If he loses, it's his own fault.
But, the person who slugged the URl is wrong. Obama didn't get "rolled by Wall Street." Geither, Summers et al were willingly chosen as economic advisers precisely because of their Goldman Sachs/Robert Rubin "bloodline"; others were willingly excluded.
Yet those who were most aligned with the “progressive” side of the Wall Street reform issue remained, for the most part, on the outside of the administration looking in. Among them were Brooksley Born, the former chairwoman of the Commodity Futures Trading Commission, and Nobel-winning economist Joseph Stiglitz. Summers and Geithner, by contrast, had been acolytes of Bob Rubin, the former Clinton Treasury secretary who, along with then–Fed chairman Alan Greenspan, had presided over many of the key deregulatory changes in the ’90s. And they convinced Obama that the financial system they themselves had done so much to nurture was, on the whole, fine.

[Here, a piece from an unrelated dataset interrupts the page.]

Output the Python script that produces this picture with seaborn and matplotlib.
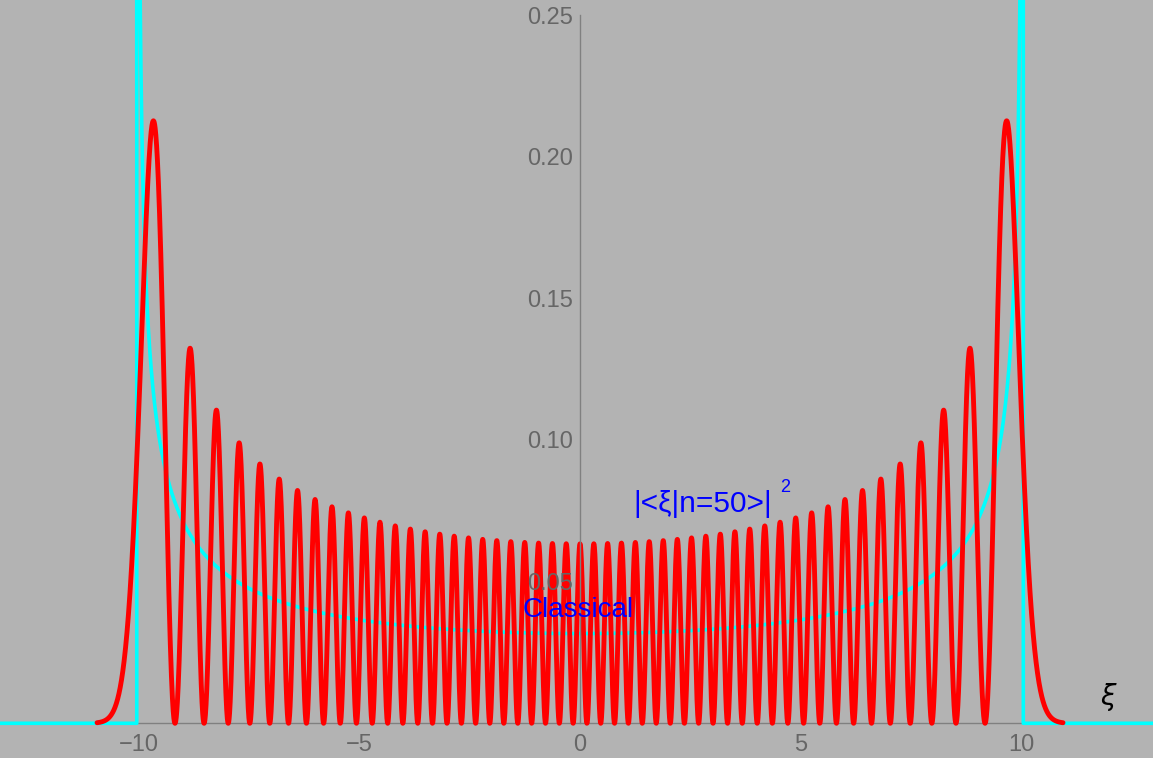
import numpy as np
import pandas as pd
import matplotlib
matplotlib.use("Agg")
import matplotlib.pyplot as plt
import seaborn as sns

# ---- chart data ----
n_level = 50                      # quantum number shown in the label
x_range_quantum = [-10.95, 10.95]  # xi range of the quantum curve
x_range_classical = [-13.2, 13.1]  # xi range of the classical curve
n_samples = 6000
x_ticks = [-10, -5, 0, 5, 10]
x_tick_labels = ["\u221210", "\u22125", "0", "5", "10"]
y_ticks = [0.05, 0.10, 0.15, 0.20, 0.25]
y_tick_labels = ["0.05", "0.10", "0.15", "0.20", "0.25"]
quantum_label = "|<\u03be|n=50>|"
classical_label = "Classical"

# ---- curves (harmonic-oscillator eigenstate n and classical density) ----
xs = np.linspace(x_range_quantum[0], x_range_quantum[1], n_samples)
psi_prev = np.zeros_like(xs)
psi = np.pi ** -0.25 * np.exp(-xs ** 2 / 2)
for k in range(n_level):
    psi_next = np.sqrt(2.0 / (k + 1)) * xs * psi - np.sqrt(k / (k + 1.0)) * psi_prev
    psi_prev, psi = psi, psi_next
quantum = psi ** 2

xt = np.sqrt(2 * n_level + 1)
xc = np.linspace(x_range_classical[0], x_range_classical[1], n_samples)
inner = np.linspace(-xt, xt, n_samples)[1:-1]
left = xc[xc < -xt]
right = xc[xc > xt]
cx = np.concatenate([left, [-xt, -xt], inner, [xt, xt], right])
cy = np.concatenate([np.zeros_like(left), [0, 5],
                     1 / (np.pi * np.sqrt(xt ** 2 - inner ** 2)),
                     [5, 0], np.zeros_like(right)])

df_q = pd.DataFrame({"xi": xs, "p": quantum})
df_c = pd.DataFrame({"xi": cx, "p": cy})

sns.set_style("white")
plt.rcParams["font.family"] = ["Liberation Sans", "DejaVu Sans"]

bg = "#b3b3b3"
fig = plt.figure(figsize=(11.53, 7.58), dpi=100, facecolor=bg)
ax = fig.add_axes([0, 0, 1, 1])
ax.set_facecolor(bg)

sns.lineplot(data=df_c, x="xi", y="p", ax=ax, color="#00ffff", linewidth=2.6,
             sort=False, estimator=None, zorder=3)
sns.lineplot(data=df_q, x="xi", y="p", ax=ax, color="#ff0000", linewidth=3.5,
             sort=False, estimator=None, zorder=4)

ax.set_xlim(-13.15, 12.99)
ax.set_ylim(-0.01225, 0.2553)

for s in ["top", "right"]:
    ax.spines[s].set_visible(False)
axis_col = "#808080"
ax.spines["left"].set_position(("data", 0))
ax.spines["bottom"].set_position(("data", 0))
ax.spines["left"].set_color(axis_col)
ax.spines["bottom"].set_color(axis_col)
ax.spines["left"].set_bounds(0, 0.25)
ax.spines["left"].set_linewidth(1.0)
ax.spines["bottom"].set_linewidth(1.0)
ax.spines["left"].set_zorder(5)
ax.yaxis.set_zorder(5)

ax.set_xticks(x_ticks)
ax.set_xticklabels(x_tick_labels)
ax.set_yticks(y_ticks)
ax.set_yticklabels(y_tick_labels)
ax.set_xticks(np.arange(-13, 13), minor=True)
ax.set_yticks(np.arange(0.01, 0.25, 0.01), minor=True)
ax.tick_params(axis="both", which="major", direction="in", length=6, width=1,
               color=axis_col, labelcolor="#666666", labelsize=17)
ax.tick_params(axis="both", which="minor", direction="in", length=3.5, width=1,
               color=axis_col)
ax.tick_params(axis="x", pad=8)
ax.tick_params(axis="y", pad=5)
ax.set_xlabel("")
ax.set_ylabel("")

ax.text(11.97, 0.0093, "\u03be", color="black", fontsize=20, style="italic",
        ha="center", va="center", family=["DejaVu Sans"], zorder=6)
ax.text(1.2, 0.0746, quantum_label, color="#0000ff", fontsize=21.5,
        ha="left", va="baseline", zorder=6)
ax.text(4.53, 0.0816, "2", color="#0000ff", fontsize=13,
        ha="left", va="baseline", zorder=6)
ax.text(-0.05, 0.040, classical_label, color="#0000ff", fontsize=20,
        ha="center", va="center", zorder=6)

fig.savefig("out.png", dpi=100, facecolor=bg)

That relates to a failure of will:
(T)he leadership question can’t be ignored. Financial and economic reform just never seemed to be a subject that kindled Obama’s passions, his critics say. ...There was so much passion and ambition in Obama’s words about fixing the economy, and so much dispassion and caution in his policy choices. Early in the Democratic primaries, in January 2008, Obama had stunned many of his supporters by praising Reagan as a transformational president—a contrast to the eight years of Bill Clinton, Obama added cuttingly. Reagan, Obama said, “put us on a fundamentally different path because the country was ready for it.” Yet at what would seem to be a similar historical inflection point—what should have been the end of Reaganism, or deregulatory fervor—President Obama seemed unprepared to address the deeper ills of the financial system and the economy. ... The Obama administration also did little to use its bully pulpit to reorient pay packages at the big financial houses, where bonuses still often run in the tens of millions of dollars. Critics make the case that changing this pay structure would do more than punish those who helped spur the meltdown. It might also encourage some of America’s greatest minds to stay away from financial engineering, which contributes little of substance to the economy, and instead consider real engineering.
Meanwhile, rather than acting like FDR or LBJ, Obama seems more and more like the second coming of Jimmy Carter. No, not every president is an LBJ, an FDR, a Wilson, or even a Reagan, at handling Congress. But, the more successful presidents improve their skills.
Another reason it's his fault if Dems lose big in midterms, or he loses in 2012?
This.
Obama again mocked the "professional left," this time while sucking up to the rich in Greenwich, Conn., many of whom he protected from real financial regulation with his pseudo-reform bill.
It's clear that he's a flat-out liar about wanting to be "pushed" by the left. It's clear he's both a worse, and more unskilled, liar about it than Bill Clinton was on the same subject.